I have an XML file which starts with <?xml version="1.0" encoding="iso-8859-2"?>
. I read it the following way:
SAXParserFactory.newInstance().newSAXParser().parse(is, handler);
where is
is an InputStream and handler
is some arbitrary handler.
Then I get this exception:
org.apache.harmony.xml.ExpatParser$ParseException: At line 41152, column 17: not well-formed (invalid token)

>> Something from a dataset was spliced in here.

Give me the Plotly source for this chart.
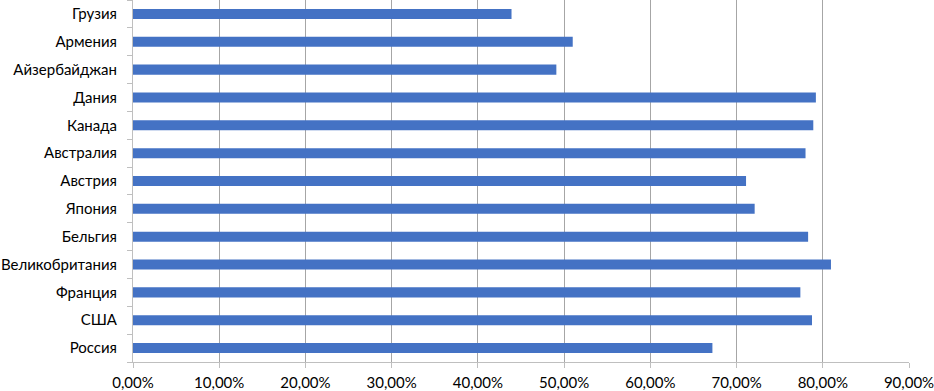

Actually there is a degree sign at that position, enclosed in a CDATA like this:
<![CDATA[something °]]>
Using the charset iso-8859-2, the parser should accept almost any character, including this one. This seems not to be the case. What am I doing wrong?
EDIT
I'm doing all this on Android.
Weird: it seems that the parser completely ignores the encoding attribute. I converted the file to UTF-8 while leaving the header as is, and now my program can read it without error. Why is that??
(I'm making the InputStream like this: new BufferedInputStream(new FileInputStream(filename))
, i.e. without a reader, so that cannot be the error.)
I worked around the error by recognizing the encoding manually. I peeked the XML header and looked for the encoding
attribute (if available), extracted as a String, created a Java Charset
object from it by Charset.forName()
, then made a Reader with the given encoding and an InputSource over that Reader like this:
String encoding;
Charset charset;
[...]
Reader reader = new BufferedReader(new InputStreamReader(inputStream, charset));
InputSource inputSource = new InputSource(reader);
inputSource.setEncoding(encoding);
SAXParserFactory.newInstance().newSAXParser().parse(inputSource, myHandler);
Unfortunately I still don't know why the encoding could not be recognized automatically by the parser.